Dao Foods Announces Second Cohort of Alternative Protein Ventures
Dao Foods International welcomes its second Cohort of Chinese and China-focused alternative protein ventures under its Dao Foods Incubator initiative.
“In our Incubator’s first cohort, the majority of our companies were consumer-facing companies that have been directly introducing new alternative protein foods in the market,” said Albert Tseng, co-founder of Dao Foods International. “In this second cohort, we are excited to support more supply-oriented companies that are using science and technology to cultivate novel proteins that offer new functionality and scalability.

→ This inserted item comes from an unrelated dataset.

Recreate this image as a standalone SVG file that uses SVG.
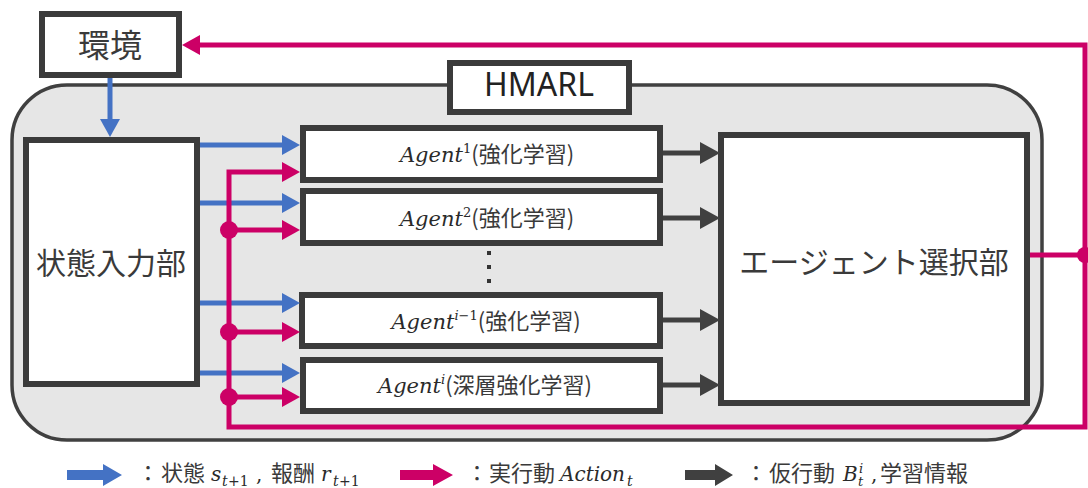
<svg xmlns="http://www.w3.org/2000/svg" width="1088" height="488" viewBox="0 0 1088 488">
<style>
.box{fill:#ffffff;stroke:#3b3b3b;stroke-width:6}
.cont{fill:#e6e6e6;stroke:#404040;stroke-width:3.5}
.jp{font-family:"Noto Sans CJK JP","Noto Sans",sans-serif;fill:#3a3a3a}
.lat{font-family:"Noto Sans","Open Sans",sans-serif;fill:#222}
.m{font-family:"DejaVu Serif","Liberation Serif",serif;font-style:italic;fill:#2a2a2a}
.mr{font-family:"DejaVu Serif","Liberation Serif",serif;fill:#2a2a2a}
.blue{fill:none;stroke:#4472c4;stroke-width:5}
.mag{fill:none;stroke:#cc0066;stroke-width:5}
.gry{fill:none;stroke:#404040;stroke-width:5}
.dot{fill:#cc0066}
</style>
<defs>
<marker id="ab" markerUnits="userSpaceOnUse" markerWidth="18" markerHeight="20" refX="8" refY="10" orient="auto"><path d="M0,0 L18,10 L0,20 z" fill="#4472c4"/></marker>
<marker id="am" markerUnits="userSpaceOnUse" markerWidth="18" markerHeight="20" refX="8" refY="10" orient="auto"><path d="M0,0 L18,10 L0,20 z" fill="#cc0066"/></marker>
<marker id="ag" markerUnits="userSpaceOnUse" markerWidth="20" markerHeight="22" refX="10" refY="11" orient="auto"><path d="M0,0 L20,11 L0,22 z" fill="#404040"/></marker>
</defs>
<rect width="1088" height="488" fill="#ffffff"/>
<g id="hmarl">
<rect class="cont" x="12" y="85" width="1030" height="355" rx="55"/>
<rect class="box" x="450" y="63" width="179" height="49"/>
<text class="lat" x="539" y="96" font-size="32" text-anchor="middle">HMARL</text>
</g>
<g id="env">
<rect class="box" x="42" y="14" width="137" height="61"/>
<text class="jp" x="110" y="57" font-size="32" text-anchor="middle">環境</text>
</g>
<g id="state-input">
<rect class="box" x="26" y="140" width="171" height="244"/>
<text class="jp" x="111" y="274" font-size="30" text-anchor="middle">状態入力部</text>
</g>
<g id="agent1">
<rect class="box" x="303" y="128" width="357" height="52"/>
<text x="487" y="162" text-anchor="middle"><tspan class="m" font-size="21">Agent</tspan><tspan class="mr" font-size="13" dy="-9">1</tspan><tspan class="jp" font-size="22" dy="9">(強化学習)</tspan></text>
</g>
<g id="agent2">
<rect class="box" x="303" y="191" width="357" height="52"/>
<text x="487" y="226" text-anchor="middle"><tspan class="m" font-size="21">Agent</tspan><tspan class="mr" font-size="13" dy="-9">2</tspan><tspan class="jp" font-size="22" dy="9">(強化学習)</tspan></text>
</g>
<g id="dots">
<rect x="487" y="251" width="4" height="4" fill="#333"/>
<rect x="487" y="265" width="4" height="4" fill="#333"/>
<rect x="487" y="279" width="4" height="4" fill="#333"/>
</g>
<g id="agent-i-1">
<rect class="box" x="302" y="295" width="358" height="51"/>
<text x="486" y="329" text-anchor="middle"><tspan class="m" font-size="21">Agent</tspan><tspan class="m" font-size="13" dy="-9">i</tspan><tspan class="mr" font-size="13">−1</tspan><tspan class="jp" font-size="22" dy="9">(強化学習)</tspan></text>
</g>
<g id="agent-i">
<rect class="box" x="303" y="360" width="357" height="51"/>
<text x="485" y="393" text-anchor="middle"><tspan class="m" font-size="21">Agent</tspan><tspan class="m" font-size="13" dy="-9">i</tspan><tspan class="jp" font-size="22" dy="9">(深層強化学習)</tspan></text>
</g>
<g id="selector">
<rect class="box" x="721" y="135" width="306" height="268"/>
<text class="jp" x="874" y="273" font-size="30" text-anchor="middle">エージェント選択部</text>
</g>
<g id="connectors">
<path class="blue" d="M110,78 V127" marker-end="url(#ab)"/>
<path class="blue" d="M200,145 H290" marker-end="url(#ab)"/>
<path class="blue" d="M200,203 H290" marker-end="url(#ab)"/>
<path class="blue" d="M200,303 H290" marker-end="url(#ab)"/>
<path class="blue" d="M200,373 H290" marker-end="url(#ab)"/>
<path class="gry" d="M663,153 H710" marker-end="url(#ag)"/>
<path class="gry" d="M663,218 H710" marker-end="url(#ag)"/>
<path class="gry" d="M663,320 H710" marker-end="url(#ag)"/>
<path class="gry" d="M663,385 H710" marker-end="url(#ag)"/>
<path class="mag" d="M1030,255 H1085"/>
<path class="mag" d="M1085,255 V45 H192" marker-end="url(#am)"/>
<path class="mag" d="M1085,255 V427 H229 V172 H290" marker-end="url(#am)"/>
<path class="mag" d="M229,230 H290" marker-end="url(#am)"/>
<path class="mag" d="M229,332 H290" marker-end="url(#am)"/>
<path class="mag" d="M229,397 H290" marker-end="url(#am)"/>
<circle class="dot" cx="229" cy="230" r="9"/>
<circle class="dot" cx="229" cy="332" r="9"/>
<circle class="dot" cx="229" cy="397" r="9"/>
<circle class="dot" cx="1085" cy="255" r="8"/>
</g>
<g id="legend">
<polygon points="67,470 103,470 103,464 122,475 103,486 103,480 67,480" fill="#4472c4"/>
<polygon points="400,470 433,470 433,464 453,475 433,486 433,480 400,480" fill="#cc0066"/>
<polygon points="685,470 715,470 715,464 733,475 715,486 715,480 685,480" fill="#404040"/>
<text font-size="22"><tspan class="jp" x="137" y="481">：</tspan><tspan class="jp" x="161" y="481">状態</tspan><tspan class="m" font-size="20" x="211" y="481">s</tspan><tspan class="m" font-size="14" x="222" y="486">t</tspan><tspan class="mr" font-size="14" x="228" y="486">+1</tspan><tspan class="mr" font-size="20" x="256" y="481">,</tspan><tspan class="jp" x="271" y="481">報酬</tspan><tspan class="m" font-size="20" x="321" y="481">r</tspan><tspan class="m" font-size="14" x="333" y="486">t</tspan><tspan class="mr" font-size="14" x="339" y="486">+1</tspan></text>
<text font-size="22"><tspan class="jp" x="466" y="481">：</tspan><tspan class="jp" x="489" y="481">実行動</tspan><tspan class="m" font-size="20" x="560" y="481">Action</tspan><tspan class="m" font-size="14" x="627" y="486">t</tspan></text>
<text font-size="22"><tspan class="jp" x="745" y="481">：</tspan><tspan class="jp" x="769" y="481">仮行動</tspan><tspan class="m" font-size="20" x="843" y="481">B</tspan><tspan class="m" font-size="13" x="859" y="473">i</tspan><tspan class="m" font-size="13" x="858" y="486">t</tspan><tspan class="mr" font-size="20" x="871" y="481">,</tspan><tspan class="jp" x="880" y="481">学習情報</tspan></text>
</g>
</svg>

We need both demand- and supply-side solutions, and we are seeing more and more innovators spanning this spectrum across different regions of China.”
Dao Foods Incubator’s second cohort hails from different parts of China including a cross-border cell-based company from the U.S., which intends to have China as part of its strategy. All these ventures have adopted a tech-driven approach, and the founding teams have a strong science background or solid technology partnership with relevant Chinese academic institutions.
Dao Foods Incubator’s second cohort includes:
- Shanghai Protein: Founded by a team of scientists who have created a process for upcycling soybean pulp (okara) from food processing into sustainable protein powder for a series of healthy food products.
- ShiShen Food Technology: With its traditional Chinese medicine background, ShiShen has been working with the Shanghai University of Traditional Chinese Medicine and the Chinese Academy of Sciences to develop their plant-based food products.
- Cultured Decadence: This cell-based lobster company is the first cross-border venture recruited by the Dao Foods Incubator.
- Geb Impact Technology: With the backing of the Hong Kong government, Geb Impact cultivates and ferments microalgae for alternative protein applications.
- Blue Canopy: Blue Canopy supplies food companies with affordable, nutritious, and tasty protein ingredients for alternative meat products through traditional mycelium fermentation or their proprietary precision-fermentation processes.
“The alternative protein sector is still quite nascent in China,” said Tao Zhang, co-founder of Dao Foods. “Though momentum has been building up in this sector over the past two years, the mainstream consumer knowledge and adoption of new protein products are far from there yet. The game changers will be those entrepreneurs who know how to conquer the stomachs and minds of China’s mainstream consumers. We hope that an army of such entrepreneurs can be nurtured and developed via the Dao Foods Incubator to achieve the positive environmental and climate impact we aim to achieve in and from China.”